▶ [Your instructions]:
Copy exactly, and only, the lines below from the first through the one containing "const significant = [false, true, true];", both included; pictures are omitted.

▶ [Data extract]:
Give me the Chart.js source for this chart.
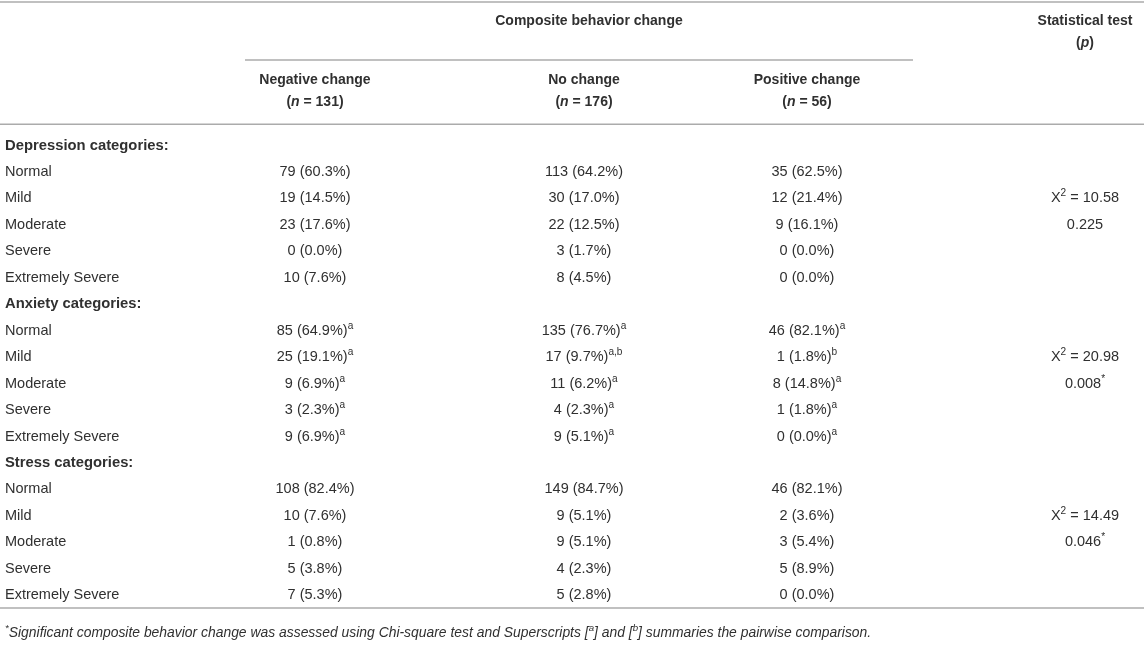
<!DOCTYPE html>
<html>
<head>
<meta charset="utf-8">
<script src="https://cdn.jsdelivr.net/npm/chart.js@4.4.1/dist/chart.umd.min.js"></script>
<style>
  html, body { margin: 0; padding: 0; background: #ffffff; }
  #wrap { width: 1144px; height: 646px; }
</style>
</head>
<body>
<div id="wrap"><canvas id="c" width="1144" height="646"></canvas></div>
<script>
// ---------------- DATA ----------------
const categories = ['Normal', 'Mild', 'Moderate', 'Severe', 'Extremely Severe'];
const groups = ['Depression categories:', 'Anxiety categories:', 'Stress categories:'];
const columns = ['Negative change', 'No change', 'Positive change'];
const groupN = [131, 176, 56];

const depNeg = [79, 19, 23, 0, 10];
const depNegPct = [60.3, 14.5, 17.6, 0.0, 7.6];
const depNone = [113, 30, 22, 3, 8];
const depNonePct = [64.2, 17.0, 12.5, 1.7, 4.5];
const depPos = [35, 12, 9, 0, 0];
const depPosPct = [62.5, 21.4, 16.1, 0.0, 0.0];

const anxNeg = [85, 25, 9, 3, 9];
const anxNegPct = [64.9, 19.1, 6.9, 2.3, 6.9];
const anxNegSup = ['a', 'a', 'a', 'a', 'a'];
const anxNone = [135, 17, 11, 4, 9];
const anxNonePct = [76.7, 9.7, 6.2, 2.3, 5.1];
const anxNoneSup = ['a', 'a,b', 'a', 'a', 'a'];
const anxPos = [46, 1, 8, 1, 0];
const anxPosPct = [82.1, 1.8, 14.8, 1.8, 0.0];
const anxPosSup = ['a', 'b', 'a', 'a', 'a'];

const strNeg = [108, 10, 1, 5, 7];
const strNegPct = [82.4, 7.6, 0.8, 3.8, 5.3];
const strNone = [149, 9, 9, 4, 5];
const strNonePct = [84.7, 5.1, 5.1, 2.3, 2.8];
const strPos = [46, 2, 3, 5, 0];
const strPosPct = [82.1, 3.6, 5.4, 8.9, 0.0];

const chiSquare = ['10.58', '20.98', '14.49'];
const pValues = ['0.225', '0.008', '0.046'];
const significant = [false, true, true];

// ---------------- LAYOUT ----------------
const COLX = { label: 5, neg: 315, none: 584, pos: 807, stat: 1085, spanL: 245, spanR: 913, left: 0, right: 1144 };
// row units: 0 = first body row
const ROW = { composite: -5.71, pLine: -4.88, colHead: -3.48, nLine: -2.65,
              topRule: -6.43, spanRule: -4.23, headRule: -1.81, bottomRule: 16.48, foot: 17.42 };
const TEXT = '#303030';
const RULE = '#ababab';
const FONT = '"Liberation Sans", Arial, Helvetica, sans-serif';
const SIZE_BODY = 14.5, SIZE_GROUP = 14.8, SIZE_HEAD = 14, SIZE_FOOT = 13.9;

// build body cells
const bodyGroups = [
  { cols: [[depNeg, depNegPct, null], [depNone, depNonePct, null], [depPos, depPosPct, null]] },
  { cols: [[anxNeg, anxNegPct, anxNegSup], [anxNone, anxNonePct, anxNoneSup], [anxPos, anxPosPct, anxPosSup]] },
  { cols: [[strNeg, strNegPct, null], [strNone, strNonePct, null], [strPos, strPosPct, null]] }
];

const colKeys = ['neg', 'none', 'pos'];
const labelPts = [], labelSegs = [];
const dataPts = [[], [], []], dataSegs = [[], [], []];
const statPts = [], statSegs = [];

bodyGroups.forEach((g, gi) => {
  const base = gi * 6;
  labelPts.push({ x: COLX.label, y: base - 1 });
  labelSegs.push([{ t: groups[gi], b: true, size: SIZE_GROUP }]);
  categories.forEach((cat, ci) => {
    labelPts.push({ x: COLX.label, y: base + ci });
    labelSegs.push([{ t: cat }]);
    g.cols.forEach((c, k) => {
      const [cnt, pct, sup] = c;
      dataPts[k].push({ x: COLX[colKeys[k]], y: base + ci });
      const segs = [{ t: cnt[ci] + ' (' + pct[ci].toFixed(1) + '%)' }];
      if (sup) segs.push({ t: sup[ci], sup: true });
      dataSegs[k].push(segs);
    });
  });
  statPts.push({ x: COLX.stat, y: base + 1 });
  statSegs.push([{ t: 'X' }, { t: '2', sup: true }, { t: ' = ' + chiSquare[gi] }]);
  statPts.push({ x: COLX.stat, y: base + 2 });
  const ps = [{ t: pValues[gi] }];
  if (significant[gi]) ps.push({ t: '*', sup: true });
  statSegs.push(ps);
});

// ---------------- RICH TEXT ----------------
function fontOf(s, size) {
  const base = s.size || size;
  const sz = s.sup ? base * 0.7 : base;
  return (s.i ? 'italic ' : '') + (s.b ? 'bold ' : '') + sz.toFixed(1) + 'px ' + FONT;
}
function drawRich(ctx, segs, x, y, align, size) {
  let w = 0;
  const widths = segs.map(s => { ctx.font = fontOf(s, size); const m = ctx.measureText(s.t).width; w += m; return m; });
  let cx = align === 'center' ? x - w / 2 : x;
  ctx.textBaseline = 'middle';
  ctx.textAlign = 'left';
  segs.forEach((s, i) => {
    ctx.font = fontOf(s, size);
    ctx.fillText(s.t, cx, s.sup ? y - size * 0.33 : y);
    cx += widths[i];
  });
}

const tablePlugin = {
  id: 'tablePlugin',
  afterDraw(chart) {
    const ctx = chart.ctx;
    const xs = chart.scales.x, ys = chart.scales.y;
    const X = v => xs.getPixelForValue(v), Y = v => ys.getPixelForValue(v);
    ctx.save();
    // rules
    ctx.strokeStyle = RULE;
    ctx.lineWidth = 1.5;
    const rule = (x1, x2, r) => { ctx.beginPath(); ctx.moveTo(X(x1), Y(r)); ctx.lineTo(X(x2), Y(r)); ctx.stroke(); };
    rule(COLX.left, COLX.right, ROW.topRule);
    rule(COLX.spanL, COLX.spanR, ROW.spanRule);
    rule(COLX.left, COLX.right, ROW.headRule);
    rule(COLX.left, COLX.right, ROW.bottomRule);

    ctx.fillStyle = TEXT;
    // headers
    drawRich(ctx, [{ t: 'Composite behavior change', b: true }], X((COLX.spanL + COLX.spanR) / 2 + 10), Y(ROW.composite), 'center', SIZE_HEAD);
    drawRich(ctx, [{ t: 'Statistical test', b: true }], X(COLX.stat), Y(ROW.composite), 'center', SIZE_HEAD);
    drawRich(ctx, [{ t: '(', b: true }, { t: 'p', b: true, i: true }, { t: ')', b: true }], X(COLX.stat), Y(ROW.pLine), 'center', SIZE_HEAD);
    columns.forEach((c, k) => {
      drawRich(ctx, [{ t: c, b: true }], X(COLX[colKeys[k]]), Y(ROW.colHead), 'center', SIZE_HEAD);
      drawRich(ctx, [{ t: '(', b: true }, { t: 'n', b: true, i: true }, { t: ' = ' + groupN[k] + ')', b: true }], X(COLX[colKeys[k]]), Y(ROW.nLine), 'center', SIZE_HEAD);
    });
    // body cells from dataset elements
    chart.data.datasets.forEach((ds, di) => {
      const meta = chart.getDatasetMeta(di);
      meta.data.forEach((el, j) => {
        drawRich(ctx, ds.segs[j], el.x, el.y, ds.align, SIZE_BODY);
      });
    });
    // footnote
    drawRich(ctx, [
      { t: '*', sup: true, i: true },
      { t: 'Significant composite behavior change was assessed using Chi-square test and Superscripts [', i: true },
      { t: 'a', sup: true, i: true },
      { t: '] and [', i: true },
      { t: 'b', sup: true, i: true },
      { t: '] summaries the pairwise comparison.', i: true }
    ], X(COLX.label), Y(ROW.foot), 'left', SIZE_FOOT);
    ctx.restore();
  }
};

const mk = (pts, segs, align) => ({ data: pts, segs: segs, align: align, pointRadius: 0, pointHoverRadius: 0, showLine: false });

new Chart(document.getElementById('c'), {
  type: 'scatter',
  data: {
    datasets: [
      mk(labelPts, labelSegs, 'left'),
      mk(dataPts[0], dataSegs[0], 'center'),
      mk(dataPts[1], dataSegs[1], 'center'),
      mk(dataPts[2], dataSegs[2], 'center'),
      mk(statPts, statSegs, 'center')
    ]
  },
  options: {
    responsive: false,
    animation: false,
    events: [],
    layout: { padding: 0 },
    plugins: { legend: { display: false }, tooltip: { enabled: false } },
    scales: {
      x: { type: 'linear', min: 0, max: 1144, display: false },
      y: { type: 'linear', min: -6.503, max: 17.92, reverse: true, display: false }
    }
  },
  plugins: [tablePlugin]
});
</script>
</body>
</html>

▶ [Solution for this exercise]:
Give me the Chart.js source for this chart.
<!DOCTYPE html>
<html>
<head>
<meta charset="utf-8">
<script src="https://cdn.jsdelivr.net/npm/chart.js@4.4.1/dist/chart.umd.min.js"></script>
<style>
  html, body { margin: 0; padding: 0; background: #ffffff; }
  #wrap { width: 1144px; height: 646px; }
</style>
</head>
<body>
<div id="wrap"><canvas id="c" width="1144" height="646"></canvas></div>
<script>
// ---------------- DATA ----------------
const categories = ['Normal', 'Mild', 'Moderate', 'Severe', 'Extremely Severe'];
const groups = ['Depression categories:', 'Anxiety categories:', 'Stress categories:'];
const columns = ['Negative change', 'No change', 'Positive change'];
const groupN = [131, 176, 56];

const depNeg = [79, 19, 23, 0, 10];
const depNegPct = [60.3, 14.5, 17.6, 0.0, 7.6];
const depNone = [113, 30, 22, 3, 8];
const depNonePct = [64.2, 17.0, 12.5, 1.7, 4.5];
const depPos = [35, 12, 9, 0, 0];
const depPosPct = [62.5, 21.4, 16.1, 0.0, 0.0];

const anxNeg = [85, 25, 9, 3, 9];
const anxNegPct = [64.9, 19.1, 6.9, 2.3, 6.9];
const anxNegSup = ['a', 'a', 'a', 'a', 'a'];
const anxNone = [135, 17, 11, 4, 9];
const anxNonePct = [76.7, 9.7, 6.2, 2.3, 5.1];
const anxNoneSup = ['a', 'a,b', 'a', 'a', 'a'];
const anxPos = [46, 1, 8, 1, 0];
const anxPosPct = [82.1, 1.8, 14.8, 1.8, 0.0];
const anxPosSup = ['a', 'b', 'a', 'a', 'a'];

const strNeg = [108, 10, 1, 5, 7];
const strNegPct = [82.4, 7.6, 0.8, 3.8, 5.3];
const strNone = [149, 9, 9, 4, 5];
const strNonePct = [84.7, 5.1, 5.1, 2.3, 2.8];
const strPos = [46, 2, 3, 5, 0];
const strPosPct = [82.1, 3.6, 5.4, 8.9, 0.0];

const chiSquare = ['10.58', '20.98', '14.49'];
const pValues = ['0.225', '0.008', '0.046'];
const significant = [false, true, true];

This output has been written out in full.